Environmental activists from West Virginia on Wednesday delivered more than 1,000 gallons of bottled water to residents of Detroit, where more than 15,000 of the city’s poorest people have had their water shut off — often for being unable to pay their bill — part of austerity measures imposed on the bankrupt city.
Bill DePaulo, with Keeper of the Mountains Foundation, drove a U-Haul truck to carry 1,080 gallons of water paid for by donations from West Virginians. He arrived at St. Peter’s Episcopal Church on Wednesday morning, one of four water distribution centers in the city, giving out about 300 gallons in just a few hours.
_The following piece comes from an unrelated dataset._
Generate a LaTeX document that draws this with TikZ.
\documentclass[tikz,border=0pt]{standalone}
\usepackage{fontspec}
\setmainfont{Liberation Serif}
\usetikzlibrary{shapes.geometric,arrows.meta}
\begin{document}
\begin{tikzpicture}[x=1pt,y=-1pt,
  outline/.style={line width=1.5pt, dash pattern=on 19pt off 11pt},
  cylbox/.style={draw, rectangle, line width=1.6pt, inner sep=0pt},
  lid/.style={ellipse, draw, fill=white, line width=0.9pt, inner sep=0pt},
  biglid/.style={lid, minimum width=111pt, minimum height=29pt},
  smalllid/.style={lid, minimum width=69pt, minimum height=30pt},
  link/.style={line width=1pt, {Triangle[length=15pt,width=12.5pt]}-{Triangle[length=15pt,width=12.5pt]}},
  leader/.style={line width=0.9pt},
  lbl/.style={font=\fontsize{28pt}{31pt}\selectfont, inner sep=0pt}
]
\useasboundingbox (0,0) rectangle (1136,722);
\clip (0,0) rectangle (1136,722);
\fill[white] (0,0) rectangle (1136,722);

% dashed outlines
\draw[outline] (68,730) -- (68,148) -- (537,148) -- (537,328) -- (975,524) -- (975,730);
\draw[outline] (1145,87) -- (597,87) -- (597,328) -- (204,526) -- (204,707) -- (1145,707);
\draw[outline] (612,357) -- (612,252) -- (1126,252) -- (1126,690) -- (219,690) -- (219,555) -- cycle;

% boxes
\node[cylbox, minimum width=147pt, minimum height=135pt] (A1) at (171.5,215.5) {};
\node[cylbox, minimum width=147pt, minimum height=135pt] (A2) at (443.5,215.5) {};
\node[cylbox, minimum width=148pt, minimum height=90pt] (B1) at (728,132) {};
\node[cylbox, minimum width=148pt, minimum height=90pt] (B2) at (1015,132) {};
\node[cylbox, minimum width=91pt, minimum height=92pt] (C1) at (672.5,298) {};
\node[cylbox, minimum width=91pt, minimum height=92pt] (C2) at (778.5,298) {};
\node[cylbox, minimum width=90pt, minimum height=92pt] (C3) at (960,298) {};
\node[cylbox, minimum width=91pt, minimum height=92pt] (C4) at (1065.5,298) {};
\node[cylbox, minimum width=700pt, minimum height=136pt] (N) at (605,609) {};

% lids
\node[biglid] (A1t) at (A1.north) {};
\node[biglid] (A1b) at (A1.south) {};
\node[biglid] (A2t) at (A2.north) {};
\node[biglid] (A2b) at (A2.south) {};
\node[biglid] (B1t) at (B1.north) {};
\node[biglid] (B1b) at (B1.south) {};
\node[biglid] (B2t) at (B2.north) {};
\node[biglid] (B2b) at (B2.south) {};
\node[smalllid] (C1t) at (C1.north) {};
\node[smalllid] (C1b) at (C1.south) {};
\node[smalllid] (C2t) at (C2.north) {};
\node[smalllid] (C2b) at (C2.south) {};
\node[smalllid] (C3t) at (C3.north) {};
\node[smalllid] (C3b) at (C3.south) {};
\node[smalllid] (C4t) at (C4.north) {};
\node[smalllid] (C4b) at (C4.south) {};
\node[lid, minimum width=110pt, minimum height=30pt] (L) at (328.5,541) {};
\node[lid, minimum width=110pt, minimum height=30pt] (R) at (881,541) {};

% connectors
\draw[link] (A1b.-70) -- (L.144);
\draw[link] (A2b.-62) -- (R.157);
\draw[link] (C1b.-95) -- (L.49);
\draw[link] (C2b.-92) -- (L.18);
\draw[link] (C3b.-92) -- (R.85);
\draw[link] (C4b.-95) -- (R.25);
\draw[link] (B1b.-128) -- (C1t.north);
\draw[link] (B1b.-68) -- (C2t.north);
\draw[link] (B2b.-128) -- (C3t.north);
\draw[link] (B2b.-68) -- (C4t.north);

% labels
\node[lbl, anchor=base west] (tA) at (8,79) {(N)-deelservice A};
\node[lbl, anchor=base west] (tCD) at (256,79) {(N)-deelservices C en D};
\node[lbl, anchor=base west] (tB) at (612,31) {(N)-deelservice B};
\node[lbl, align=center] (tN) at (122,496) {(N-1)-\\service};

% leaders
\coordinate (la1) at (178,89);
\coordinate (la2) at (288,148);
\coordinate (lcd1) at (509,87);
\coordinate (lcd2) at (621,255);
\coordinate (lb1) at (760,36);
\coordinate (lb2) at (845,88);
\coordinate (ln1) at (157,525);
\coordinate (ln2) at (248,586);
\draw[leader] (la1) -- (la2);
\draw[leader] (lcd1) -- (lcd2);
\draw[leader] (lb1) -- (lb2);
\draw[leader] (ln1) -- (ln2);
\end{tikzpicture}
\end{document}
“I just thought there’s something we can do here, and there’s no reason why we shouldn’t do it,” DePaulo told Al Jazeera as he was traveling Tuesday, along with the president of the group, Paul Brown.
DePaulo said the water would be enough to meet the needs of 200 people for about two days. Each bottle cost about 75 cents.
West Virginia recently suffered its own water woes, with 300,000 people in its capital Charleston and surrounding areas told not to drink their water for several days after a January coal processing chemical spill. Months after the ban was lifted, many still don’t drink from their taps. DePaulo said he takes showers, washes clothes and dishes with the water but won't drink it.